We don't fully understand the significance of these deceptions. For example, restoring Crow’s memories drove him away from his sister, Mara Sov—but was that the goal, or does Savathûn plan to leverage her friendship with Crow to steal the light somehow? What we can say for certain is that something big is about to happen. Savathûn has set up the chess board and is about to make her play. When she gains the Light, she will have access to the same powers that Guardians do, and will be able to use it to modify her Throne World in unknown ways.
Uh, what is a throne world again?
The Hive were the first beings to establish throne worlds, although Mara Sov, Queen of the Awoken, was also able to create one with the assistance of Riven, a wish dragon.
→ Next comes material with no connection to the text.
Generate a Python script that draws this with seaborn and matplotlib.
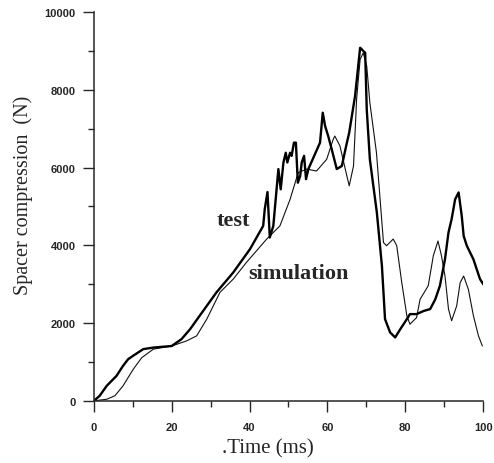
import numpy as np
import pandas as pd
import matplotlib
matplotlib.use("Agg")
import matplotlib.pyplot as plt
import seaborn as sns

# test curve (thick)
test_t = [0, 1.5, 3.3, 5.8, 7.5, 8.8, 10.1, 12.7, 15.3, 20, 22.5, 24.7, 27.2, 31.5,
          35.8, 40.1, 43.5, 43.9, 44.6, 45.2, 46.1, 47.4, 48, 48.7, 49.3, 49.7,
          50.4, 50.8, 51.4, 51.9, 52.4, 53, 53.4, 54, 54.5, 55.1, 58.1, 58.8,
          59.4, 60.2, 61.1, 62.4, 63.7, 65, 65.6, 67.1, 68.4, 69.7, 70.1, 70.9,
          72.7, 74, 74.8, 76.1, 77.4, 78.7, 80.4, 81.2, 82.9, 84.7, 86.4, 87.7,
          88.9, 90.2, 91.1, 91.9, 92.8, 93.7, 94.5, 95, 95.8, 97.5, 99.2, 100.9]
test_f = [0, 130, 385, 640, 900, 1070, 1160, 1330, 1370, 1410, 1585, 1840, 2190, 2790,
          3300, 3900, 4500, 4930, 5370, 4200, 4500, 5960, 5440, 6130, 6380, 6130,
          6380, 6300, 6640, 6640, 5610, 5780, 6130, 6300, 5700, 5960, 6640, 7410,
          7070, 6810, 6470, 5960, 6040, 6640, 6900, 7840, 9080, 8950, 7500, 6210,
          4840, 3470, 2100, 1760, 1630, 1840, 2100, 2230, 2230, 2310, 2360, 2610,
          2960, 3640, 4330, 4670, 5180, 5360, 4760, 4240, 3990, 3640, 3130, 2870]

# simulation curve (thin)
sim_t = [0, 3.3, 5.4, 7.5, 10.1, 12.3, 15.3, 20, 23.8, 26.4, 29, 32.4, 35.8, 39.2,
         44.4, 47.8, 50.4, 52.5, 54.7, 57.2, 59.8, 61.5, 61.9, 63.2, 65, 65.6,
         66.7, 67.5, 68.4, 69.2, 70.1, 70.9, 72.6, 74.4, 75.2, 76.9, 77.8, 79.1,
         80.4, 81.2, 82.9, 83.8, 85.9, 87.2, 88.4, 89.3, 90.2, 91.1, 91.9, 93.2,
         94.1, 95, 96.2, 97.5, 98.8, 99.8]
sim_f = [0, 40, 130, 385, 810, 1110, 1330, 1410, 1540, 1670, 2100, 2790, 3130, 3560,
         4160, 4500, 5180, 5870, 5960, 5910, 6210, 6730, 6810, 6560, 5780, 5530,
         6040, 7760, 8780, 8950, 8610, 7670, 6380, 4070, 3990, 4160, 3990, 3040,
         2190, 1970, 2140, 2610, 2960, 3730, 4110, 3730, 3210, 2360, 2060, 2440,
         3040, 3210, 2870, 2190, 1670, 1410]

x_ticks = [0, 20, 40, 60, 80, 100]
y_ticks = [0, 2000, 4000, 6000, 8000, 10000]

sns.set_style("ticks")
plt.rcParams["font.family"] = ["Liberation Serif", "DejaVu Serif"]

test = pd.DataFrame({"t": test_t, "f": test_f})
sim = pd.DataFrame({"t": sim_t, "f": sim_f})

fig = plt.figure(figsize=(4.94, 4.64), dpi=100)
ax = fig.add_axes([0.19, 0.134, 0.788, 0.838])

sns.lineplot(data=sim, x="t", y="f", ax=ax, color="#111111", linewidth=0.8, sort=False)
sns.lineplot(data=test, x="t", y="f", ax=ax, color="black", linewidth=1.7, sort=False)

ax.set_xlim(0, 100)
ax.set_ylim(0, 10000)
ax.set_xticks(x_ticks)
ax.set_yticks(y_ticks)
ax.set_xticks([10, 30, 50, 70, 90], minor=True)
ax.set_yticks([1000, 3000, 5000, 7000, 9000], minor=True)
ax.tick_params(axis="x", which="major", length=8, width=1, direction="out", pad=7)
ax.tick_params(axis="y", which="major", length=8, width=1, direction="out", pad=5)
ax.tick_params(which="minor", length=4, width=1, direction="out")
for lab in ax.get_xticklabels() + ax.get_yticklabels():
    lab.set_family("Liberation Sans")
    lab.set_fontweight("bold")
    lab.set_fontsize(8)

ax.spines["top"].set_visible(False)
ax.spines["right"].set_visible(False)
ax.spines["left"].set_linewidth(1.1)
ax.spines["bottom"].set_linewidth(1.1)

ax.set_xlabel(".Time (ms)", fontsize=15)
ax.set_ylabel("Spacer compression  (N)", fontsize=14.5)
ax.xaxis.set_label_coords(0.447, -0.095)
ax.yaxis.set_label_coords(-0.157, 0.53)

ax.text(35.8, 4650, "test", fontsize=16, fontweight="bold", ha="center", va="center")
ax.text(39.6, 3290, "simulation", fontsize=16, fontweight="bold", ha="left", va="center")

fig.savefig("out.png", dpi=100)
Exactly what's required to make a throne world isn't clear, but we do know that throne worlds can be molded by paracausal beings through sheer will and desire. The only way to truly defeat someone who has a throne world is to slay them within it.
Savathûn's throne world is unlike anything we have previously seen. It features an alabaster castle blessed by the Light, and a murky jungle containing a downed pyramid ship. A throne world is the representation of its owner's psyche, which is why Savathûn's represents the Hive rejecting the Darkness of their past and embracing the Light. Bear in mind, though, that nothing is as it seems. Savathûn hints at this when she says that her throne world is "indistinguishable from her own mind." Or in other words: Trust nothing.
What happens next?
In the Witch Queen campaign, Guardians will enter Savathûn's throne world, presumably in an attempt to permanently take her out. However, when it comes to the sister of trickery, it’s unlikely to be so simple. We can assume that her throne world has been modified by the Light, which may affect how it functions. Savathûn knows the importance of throne worlds, would she allow Guardians to enter so easily? Doesn't this whole thing feel a lot like a trap?
You are now armed with the history of the Hive. It’s almost time to enter Savathûn's throne world and discover the truth for yourself.